Retype only what runs from the beginning of the data through the line with "ax = fig.add_axes([0.111, 0.164, 0.874, 0.783])"; please omit the pictures and keep every line exact.

- Task input
%%
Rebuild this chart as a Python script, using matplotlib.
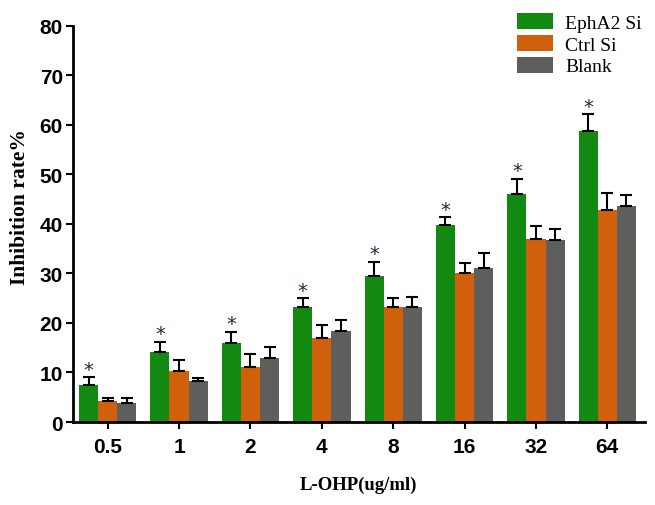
import numpy as np
import matplotlib
matplotlib.use("Agg")
import matplotlib.pyplot as plt

# values
doses = ["0.5", "1", "2", "4", "8", "16", "32", "64"]
groups = ["EphA2 Si", "Ctrl Si", "Blank"]
epha2 = [7.5, 14.2, 16.0, 23.3, 29.4, 39.8, 46.1, 58.7]
epha2_err = [1.6, 2.0, 2.2, 1.7, 3.0, 1.5, 3.0, 3.4]
ctrl = [4.2, 10.4, 11.2, 17.0, 23.2, 30.0, 37.0, 42.9]
ctrl_err = [0.7, 2.1, 2.5, 2.6, 1.8, 2.1, 2.5, 3.3]
blank = [3.9, 8.3, 12.9, 18.4, 23.2, 31.0, 36.8, 43.7]
blank_err = [1.0, 0.6, 2.2, 2.1, 2.1, 3.1, 2.2, 2.1]

colors = ["#128a12", "#d0600c", "#5e5e5c"]
sans = "Liberation Sans"
serif = "Liberation Serif"

fig = plt.figure(figsize=(6.55, 5.06), dpi=100)
ax = fig.add_axes([0.111, 0.164, 0.874, 0.783])

x = np.arange(len(doses))
w = 0.268
series = [(epha2, epha2_err), (ctrl, ctrl_err), (blank, blank_err)]
for i, (vals, errs) in enumerate(series):
    pos = x + (i - 1) * w
    ax.bar(pos, vals, width=w, color=colors[i], edgecolor="none", label=groups[i])
    ax.errorbar(pos, vals, yerr=[np.zeros(len(vals)), errs], fmt="none",
                ecolor="black", elinewidth=1.5, capsize=4, capthick=1.5)

# significance stars over EphA2 Si
for xi, v, e in zip(x - w, epha2, epha2_err):
    ax.text(xi, v + e + 1.6, "*", ha="center", va="center", fontsize=14,
            color="#1c2a3c", family="DejaVu Sans")

ax.set_xlim(-0.49, 7.53)
ax.set_ylim(0, 80)
ax.set_yticks(np.arange(0, 81, 10))
ax.set_xticks(x)
ax.set_xticklabels(doses)
for lab in ax.get_xticklabels() + ax.get_yticklabels():
    lab.set_fontfamily(sans)
    lab.set_fontweight("bold")
    lab.set_fontsize(15)

ax.spines["top"].set_visible(False)
ax.spines["right"].set_visible(False)
ax.spines["left"].set_linewidth(2)
ax.spines["bottom"].set_linewidth(2)
ax.tick_params(axis="y", length=5, width=1.5, pad=2)
ax.tick_params(axis="x", length=5, width=1.5, pad=6)

ax.set_ylabel("Inhibition rate%", family=serif, fontweight="bold", fontsize=15.5)
ax.yaxis.set_label_coords(-0.074, 0.545)
ax.set_xlabel("L-OHP(ug/ml)", family=serif, fontweight="bold", fontsize=13.5, labelpad=14)

fig.legend(loc="upper left", bbox_to_anchor=(0.789, 0.972), frameon=False,
           prop={"family": serif, "size": 14}, handlelength=1.85, handleheight=0.9,
           handletextpad=0.65, labelspacing=0.15, borderpad=0, borderaxespad=0)

fig.savefig("out.png", dpi=100)
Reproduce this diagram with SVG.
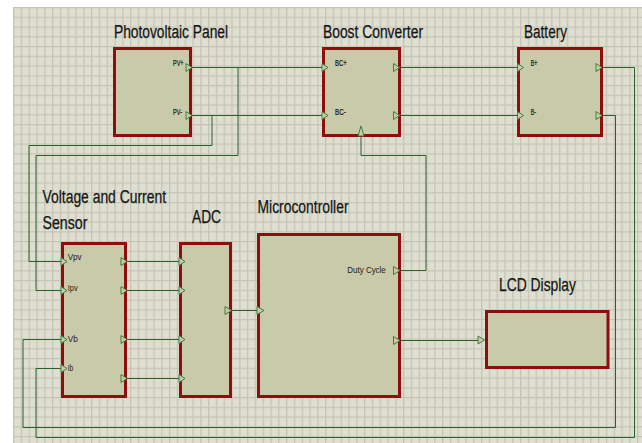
<svg xmlns="http://www.w3.org/2000/svg" width="642" height="443" viewBox="0 0 642 443">
<style>
.blk{fill:#c9caa9;stroke:#8e0d0d;stroke-width:3}
.w{fill:none;stroke:#2b612b;stroke-width:1}
.pin{fill:#c9caa9;stroke:#3f7f3f;stroke-width:1}
.t{font-family:"Liberation Sans",Arial,sans-serif;font-size:18px;fill:#151515;stroke:#151515;stroke-width:0.25}
.p{font-family:"Liberation Sans",Arial,sans-serif;font-size:8.5px;fill:#111;stroke:#111;stroke-width:0.2}
.s{font-family:"Liberation Sans",Arial,sans-serif;font-size:9.5px;fill:#1a1a1a}
</style>
<defs>
<pattern id="grid" x="13" y="7" width="7.8" height="9.75" patternUnits="userSpaceOnUse">
<rect width="7.8" height="9.75" fill="#dfdfd1"/>
<path d="M0.6 0V9.75M0 0.6H7.8" stroke="#c4c5b5" stroke-width="1.4" fill="none"/>
</pattern>
</defs>
<rect width="642" height="443" fill="#ffffff"/>
<rect x="13" y="7" width="629" height="436" fill="url(#grid)"/>

<g id="connectors">
<path class="w" d="M192 67.5H322"/>
<path class="w" d="M238 67.5V155.5H36V290.5H61"/>
<path class="w" d="M192 115.5H322"/>
<path class="w" d="M212 115.5V145.5H29V261.5H61"/>
<path class="w" d="M401 67.5H517"/>
<path class="w" d="M401 115.5H517"/>
<path class="w" d="M603 67.5H634.5V437.5H36V368.5H61"/>
<path class="w" d="M603 115.5H615.5V427.5H23V339.5H61"/>
<path class="w" d="M127 261.5H179M127 290.5H179M127 339.5H179M127 378.5H179"/>
<path class="w" d="M232 310.5H257"/>
<path class="w" d="M400 270.5H426V155.5H361V137"/>
<path class="w" d="M400 340.5H478"/>
</g>

<g id="pv-panel">
<rect class="blk" x="114.5" y="48.5" width="76" height="87"/>
<polygon class="pin" points="186,63.5 192,67.5 186,71.5"/>
<polygon class="pin" points="186,111.5 192,115.5 186,119.5"/>
<text class="p" x="173" y="65.7" textLength="10.5" lengthAdjust="spacingAndGlyphs">PV+</text>
<text class="p" x="173" y="114.5" textLength="9" lengthAdjust="spacingAndGlyphs">PV-</text>
<text class="t" x="114" y="38" textLength="114" lengthAdjust="spacingAndGlyphs">Photovoltaic Panel</text>
</g>

<g id="boost-converter">
<rect class="blk" x="323.5" y="48.5" width="76" height="87"/>
<polygon class="pin" points="322,63.5 328,67.5 322,71.5"/>
<polygon class="pin" points="322,111.5 328,115.5 322,119.5"/>
<polygon class="pin" points="393.5,63.5 399.5,67.5 393.5,71.5"/>
<polygon class="pin" points="393.5,111.5 399.5,115.5 393.5,119.5"/>
<polygon class="pin" points="358,136 361,126 364,136"/>
<text class="p" x="335" y="65.7" textLength="11.7" lengthAdjust="spacingAndGlyphs">BC+</text>
<text class="p" x="335" y="115" textLength="10.7" lengthAdjust="spacingAndGlyphs">BC-</text>
<text class="t" x="323" y="38" textLength="100" lengthAdjust="spacingAndGlyphs">Boost Converter</text>
</g>

<g id="battery">
<rect class="blk" x="518.5" y="48.5" width="83" height="87"/>
<polygon class="pin" points="517.5,63.5 523.5,67.5 517.5,71.5"/>
<polygon class="pin" points="517.5,111.5 523.5,115.5 517.5,119.5"/>
<polygon class="pin" points="596,63.5 602,67.5 596,71.5"/>
<polygon class="pin" points="596,111.5 602,115.5 596,119.5"/>
<text class="p" x="530.7" y="65.7" textLength="6.6" lengthAdjust="spacingAndGlyphs">B+</text>
<text class="p" x="530.7" y="115" textLength="5.3" lengthAdjust="spacingAndGlyphs">B-</text>
<text class="t" x="524" y="38" textLength="43" lengthAdjust="spacingAndGlyphs">Battery</text>
</g>

<g id="sensor">
<rect class="blk" x="62.5" y="243.5" width="63" height="153"/>
<polygon class="pin" points="61,257.5 67,261.5 61,265.5"/>
<polygon class="pin" points="61,286.5 67,290.5 61,294.5"/>
<polygon class="pin" points="61,335.5 67,339.5 61,343.5"/>
<polygon class="pin" points="61,364.5 67,368.5 61,372.5"/>
<polygon class="pin" points="121,257.5 127,261.5 121,265.5"/>
<polygon class="pin" points="121,286.5 127,290.5 121,294.5"/>
<polygon class="pin" points="121,335.5 127,339.5 121,343.5"/>
<polygon class="pin" points="121,374.5 127,378.5 121,382.5"/>
<text class="s" x="67.7" y="259.5" textLength="14" lengthAdjust="spacingAndGlyphs">Vpv</text>
<text class="s" x="67.7" y="291" textLength="10" lengthAdjust="spacingAndGlyphs">Ipv</text>
<text class="s" x="67.7" y="341.7" textLength="10" lengthAdjust="spacingAndGlyphs">Vb</text>
<text class="s" x="67.7" y="370.5" textLength="5.6" lengthAdjust="spacingAndGlyphs">Ib</text>
<text class="t" x="42.5" y="203" textLength="123.5" lengthAdjust="spacingAndGlyphs">Voltage and Current</text>
<text class="t" x="42.5" y="228.5" textLength="45" lengthAdjust="spacingAndGlyphs">Sensor</text>
</g>

<g id="adc">
<rect class="blk" x="180.5" y="243.5" width="50" height="153"/>
<polygon class="pin" points="179,257.5 185,261.5 179,265.5"/>
<polygon class="pin" points="179,286.5 185,290.5 179,294.5"/>
<polygon class="pin" points="179,335.5 185,339.5 179,343.5"/>
<polygon class="pin" points="179,374.5 185,378.5 179,382.5"/>
<polygon class="pin" points="225,306.5 231.5,310.5 225,314.5"/>
<text class="t" x="192" y="223" textLength="29" lengthAdjust="spacingAndGlyphs">ADC</text>
</g>

<g id="microcontroller">
<rect class="blk" x="258.5" y="234.5" width="141" height="162"/>
<polygon class="pin" points="257,306.5 264,310.5 257,314.5"/>
<polygon class="pin" points="393.5,266.5 400,270.5 393.5,274.5"/>
<polygon class="pin" points="393.5,336.5 400,340.5 393.5,344.5"/>
<text class="s" x="347.3" y="272.5" font-size="11" textLength="38.5" lengthAdjust="spacingAndGlyphs">Duty Cycle</text>
<text class="t" x="257.5" y="213" textLength="91" lengthAdjust="spacingAndGlyphs">Microcontroller</text>
</g>

<g id="lcd-display">
<rect class="blk" x="486.5" y="311.5" width="121.5" height="56"/>
<polygon class="pin" points="478,336 484.5,340 478,344"/>
<text class="t" x="499" y="291" textLength="77" lengthAdjust="spacingAndGlyphs">LCD Display</text>
</g>
</svg>
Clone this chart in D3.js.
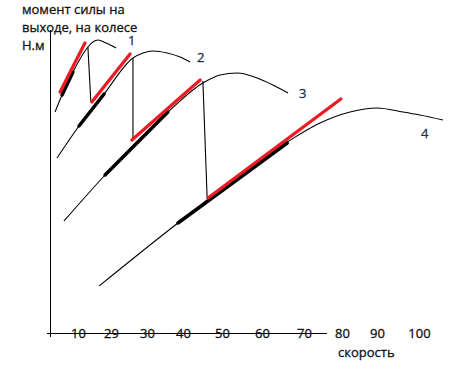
<!DOCTYPE html>
<html><head><meta charset="utf-8">
<script src="https://cdn.jsdelivr.net/npm/d3@7"></script>
<style>html,body{margin:0;padding:0;background:#fff;} svg{display:block;}</style>
</head><body>
<script>
// ---- data (speed, torque in arbitrary units) ----
const tickValues = [10, 20, 30, 40, 50, 60, 70, 80, 90, 100];
const tickLabels = ["10", "29", "30", "40", "50", "60", "70", "80", "90", "100"];
const yTitleLines = ["момент силы на", "выходе, на колесе", "Н.м"];
const xTitle = "скорость";
const curveNames = ["1", "2", "3", "4"];

const curve1 = [[1.8,221],[4.3,238],[8.2,261],[13.0,286],[14.5,291],[16.1,293],[18.5,290],[21.4,285]];
const curve2 = [[2.5,175],[10.3,207],[17.9,239],[26.1,275],[28.9,280],[31.7,282],[35.6,280],[39.2,276],[41.8,271]];
const curve3 = [[5.0,112],[18.2,158],[35.8,221],[45.1,250],[49.5,258],[53.8,260],[58.8,255],[62.6,248],[66.2,240]];
const curve4 = [[16.4,47],[38.6,110],[66.0,191],[74.2,210],[82.3,221],[90.0,225],[96.2,221],[100.2,218],[105.7,213]];

// gear-shift drops: [speed top, torque top, speed bottom, torque bottom]
const drops = [[13.0,286,13.9,231],[26.1,275,26.1,193],[45.1,252,46.2,134]];
// red segments: [speed start, torque start, speed end, torque end]
const redSegs = [[3.6,241,12.1,290],[14.2,231,25.3,279],[25.8,193,44.4,253],[46.4,135,79.7,234]];
// black thick segments
const blackSegs = [[4.3,238,8.2,261],[10.3,207,17.9,239],[18.2,158,35.8,221],[38.6,110,66.0,190]];
// curve-number label anchors
const labelSpeed = [24.7, 43.6, 68.8, 100.5];
const labelTorque = [288, 271, 235, 195];

// ---- drawing ----
const W = 463, H = 377;
const svg = d3.select("body").append("svg").attr("width", W).attr("height", H);

const x = d3.scaleLinear()
  .domain([0, 10, 20, 30, 40, 50, 60, 70, 80, 90, 100])
  .range([50, 78, 111, 147, 183, 222, 262, 304, 342, 377, 419]);
const y = d3.scaleLinear().domain([0, 300]).range([333, 33]);

const font = "'Open Sans', 'Noto Sans', sans-serif";
const txtColor = "#111";
const numColor = "#1f2f55";

function styleText(sel, col) {
  sel.attr("font-family", font).attr("font-size", 13).attr("fill", col)
     .attr("stroke", col).attr("stroke-width", 0.3);
}

// axes lines
svg.append("line").attr("x1", x(-1)).attr("x2", x(76)).attr("y1", y(0)).attr("y2", y(0))
  .attr("stroke", "#000").attr("stroke-width", 1).attr("shape-rendering", "crispEdges");
svg.append("line").attr("x1", x(0)).attr("x2", x(0)).attr("y1", y(-4)).attr("y2", y(303))
  .attr("stroke", "#000").attr("stroke-width", 1).attr("shape-rendering", "crispEdges");

// x tick labels through axis
const ax = d3.axisBottom(x).tickValues(tickValues).tickFormat((d, i) => tickLabels[i]).tickSize(0);
const gx = svg.append("g").attr("transform", `translate(0,${y(0)})`).call(ax);
gx.select(".domain").remove();
gx.selectAll("text").attr("y", 5).attr("dy", 0).call(styleText, txtColor);

// axis titles
svg.append("text").attr("x", x(80) - 4).attr("y", 357).text(xTitle).call(styleText, txtColor);
svg.append("g").selectAll("text").data(yTitleLines).join("text")
  .attr("x", 22).attr("y", (d, i) => 14 + i * 18).text(d => d).call(styleText, txtColor);

// curves
const line = d3.line().x(d => x(d[0])).y(d => y(d[1])).curve(d3.curveMonotoneX);
svg.append("g").selectAll("path").data([curve1, curve2, curve3, curve4]).join("path")
  .attr("d", line).attr("fill", "none").attr("stroke", "#000").attr("stroke-width", 1.1);

svg.append("g").selectAll("line").data(drops).join("line")
  .attr("x1", d => x(d[0])).attr("y1", d => y(d[1])).attr("x2", d => x(d[2])).attr("y2", d => y(d[3]))
  .attr("stroke", "#000").attr("stroke-width", 1.1);

svg.append("g").selectAll("line").data(blackSegs).join("line")
  .attr("x1", d => x(d[0])).attr("y1", d => y(d[1])).attr("x2", d => x(d[2])).attr("y2", d => y(d[3]))
  .attr("stroke", "#000").attr("stroke-width", 3.5).attr("stroke-linecap", "round");

svg.append("g").selectAll("line").data(redSegs).join("line")
  .attr("x1", d => x(d[0])).attr("y1", d => y(d[1])).attr("x2", d => x(d[2])).attr("y2", d => y(d[3]))
  .attr("stroke", "#ed1c24").attr("stroke-width", 3.3).attr("stroke-linecap", "round");

// curve labels
svg.append("g").selectAll("text").data(curveNames).join("text")
  .attr("x", (d, i) => x(labelSpeed[i])).attr("y", (d, i) => y(labelTorque[i])).text(d => d)
  .call(styleText, numColor);
</script>
</body></html>
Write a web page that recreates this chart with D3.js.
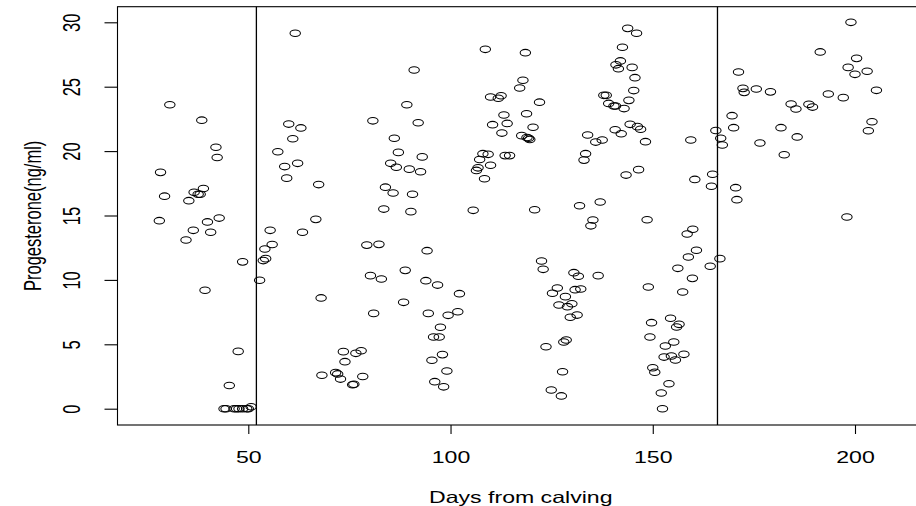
%%
- Correct answer
Rebuild this chart as a Python script, using matplotlib.
import numpy as np
import matplotlib
matplotlib.use("Agg")
import matplotlib.pyplot as plt

# values
doses = ["0.5", "1", "2", "4", "8", "16", "32", "64"]
groups = ["EphA2 Si", "Ctrl Si", "Blank"]
epha2 = [7.5, 14.2, 16.0, 23.3, 29.4, 39.8, 46.1, 58.7]
epha2_err = [1.6, 2.0, 2.2, 1.7, 3.0, 1.5, 3.0, 3.4]
ctrl = [4.2, 10.4, 11.2, 17.0, 23.2, 30.0, 37.0, 42.9]
ctrl_err = [0.7, 2.1, 2.5, 2.6, 1.8, 2.1, 2.5, 3.3]
blank = [3.9, 8.3, 12.9, 18.4, 23.2, 31.0, 36.8, 43.7]
blank_err = [1.0, 0.6, 2.2, 2.1, 2.1, 3.1, 2.2, 2.1]

colors = ["#128a12", "#d0600c", "#5e5e5c"]
sans = "Liberation Sans"
serif = "Liberation Serif"

fig = plt.figure(figsize=(6.55, 5.06), dpi=100)
ax = fig.add_axes([0.111, 0.164, 0.874, 0.783])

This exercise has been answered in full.